Plotting code records
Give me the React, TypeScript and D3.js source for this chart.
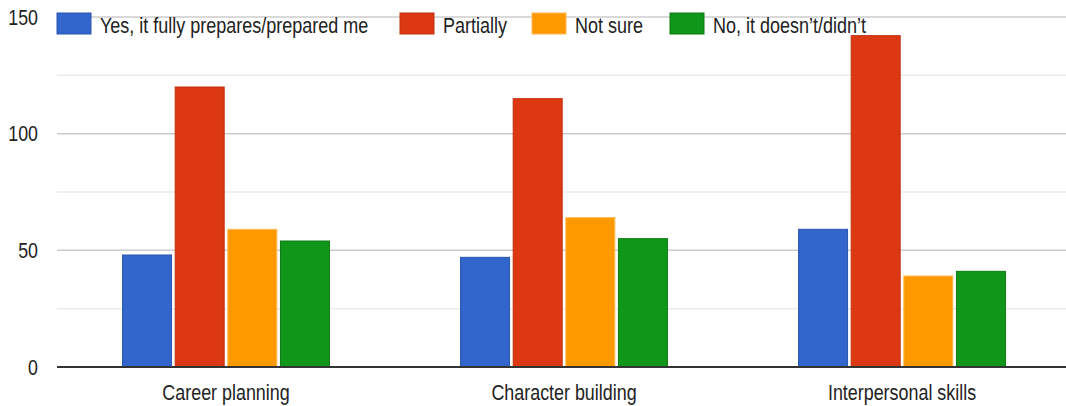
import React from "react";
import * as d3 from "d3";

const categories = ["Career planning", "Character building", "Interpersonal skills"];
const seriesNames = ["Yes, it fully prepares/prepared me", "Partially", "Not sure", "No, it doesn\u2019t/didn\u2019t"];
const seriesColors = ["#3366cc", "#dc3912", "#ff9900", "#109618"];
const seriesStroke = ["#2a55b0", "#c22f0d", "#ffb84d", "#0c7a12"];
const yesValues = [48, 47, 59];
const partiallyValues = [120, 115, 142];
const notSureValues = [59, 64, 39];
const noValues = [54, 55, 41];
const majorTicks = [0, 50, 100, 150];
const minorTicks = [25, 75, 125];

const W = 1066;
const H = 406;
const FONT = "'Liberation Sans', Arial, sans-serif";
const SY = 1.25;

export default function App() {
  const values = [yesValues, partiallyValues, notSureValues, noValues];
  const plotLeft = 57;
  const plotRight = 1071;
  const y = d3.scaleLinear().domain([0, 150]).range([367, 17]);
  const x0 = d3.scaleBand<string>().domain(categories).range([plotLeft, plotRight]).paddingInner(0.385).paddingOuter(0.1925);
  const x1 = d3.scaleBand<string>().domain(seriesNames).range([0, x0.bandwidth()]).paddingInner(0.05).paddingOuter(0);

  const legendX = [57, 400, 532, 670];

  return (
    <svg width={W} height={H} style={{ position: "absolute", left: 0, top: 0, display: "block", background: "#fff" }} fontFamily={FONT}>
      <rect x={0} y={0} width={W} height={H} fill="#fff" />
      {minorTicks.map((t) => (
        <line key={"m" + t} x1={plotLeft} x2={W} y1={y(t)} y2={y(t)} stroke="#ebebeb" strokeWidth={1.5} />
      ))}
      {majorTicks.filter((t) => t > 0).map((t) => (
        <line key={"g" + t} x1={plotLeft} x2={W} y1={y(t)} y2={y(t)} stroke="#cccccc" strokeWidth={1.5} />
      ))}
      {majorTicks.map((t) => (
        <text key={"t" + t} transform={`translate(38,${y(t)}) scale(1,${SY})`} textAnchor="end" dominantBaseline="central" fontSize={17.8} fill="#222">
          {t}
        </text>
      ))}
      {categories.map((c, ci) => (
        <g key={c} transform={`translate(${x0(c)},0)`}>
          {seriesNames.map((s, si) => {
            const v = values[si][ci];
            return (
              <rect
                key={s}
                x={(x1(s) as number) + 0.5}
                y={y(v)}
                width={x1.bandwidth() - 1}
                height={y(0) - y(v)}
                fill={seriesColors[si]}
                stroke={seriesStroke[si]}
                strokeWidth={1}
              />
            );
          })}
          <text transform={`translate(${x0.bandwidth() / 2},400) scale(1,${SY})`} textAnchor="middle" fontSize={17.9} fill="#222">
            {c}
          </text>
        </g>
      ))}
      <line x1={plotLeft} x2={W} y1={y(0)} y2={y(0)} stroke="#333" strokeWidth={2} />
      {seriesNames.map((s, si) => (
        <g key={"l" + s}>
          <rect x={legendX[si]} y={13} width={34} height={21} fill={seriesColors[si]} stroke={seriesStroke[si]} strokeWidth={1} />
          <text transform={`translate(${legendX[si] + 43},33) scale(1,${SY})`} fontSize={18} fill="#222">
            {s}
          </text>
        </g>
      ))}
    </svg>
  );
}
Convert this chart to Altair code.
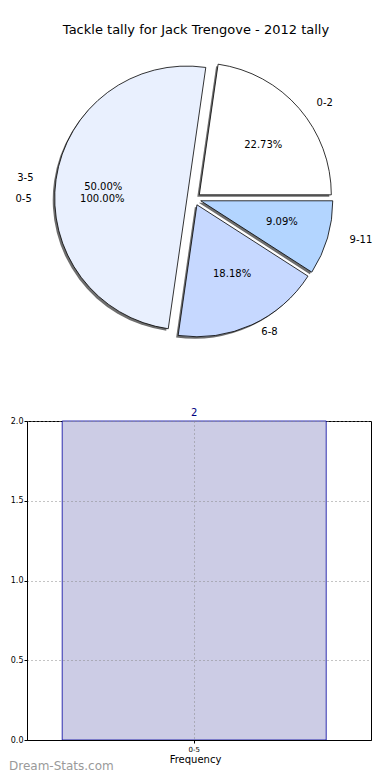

- [WHAT THE TASK ASKS]:
Every line from the start of the listing above through the line with "const SY = 1.25;" should be repeated exactly; skip the pictures and add nothing else.

- [SOLUTION]:
Give me the React, TypeScript and D3.js source for this chart.
import React from "react";
import * as d3 from "d3";

const categories = ["Career planning", "Character building", "Interpersonal skills"];
const seriesNames = ["Yes, it fully prepares/prepared me", "Partially", "Not sure", "No, it doesn\u2019t/didn\u2019t"];
const seriesColors = ["#3366cc", "#dc3912", "#ff9900", "#109618"];
const seriesStroke = ["#2a55b0", "#c22f0d", "#ffb84d", "#0c7a12"];
const yesValues = [48, 47, 59];
const partiallyValues = [120, 115, 142];
const notSureValues = [59, 64, 39];
const noValues = [54, 55, 41];
const majorTicks = [0, 50, 100, 150];
const minorTicks = [25, 75, 125];

const W = 1066;
const H = 406;
const FONT = "'Liberation Sans', Arial, sans-serif";
const SY = 1.25;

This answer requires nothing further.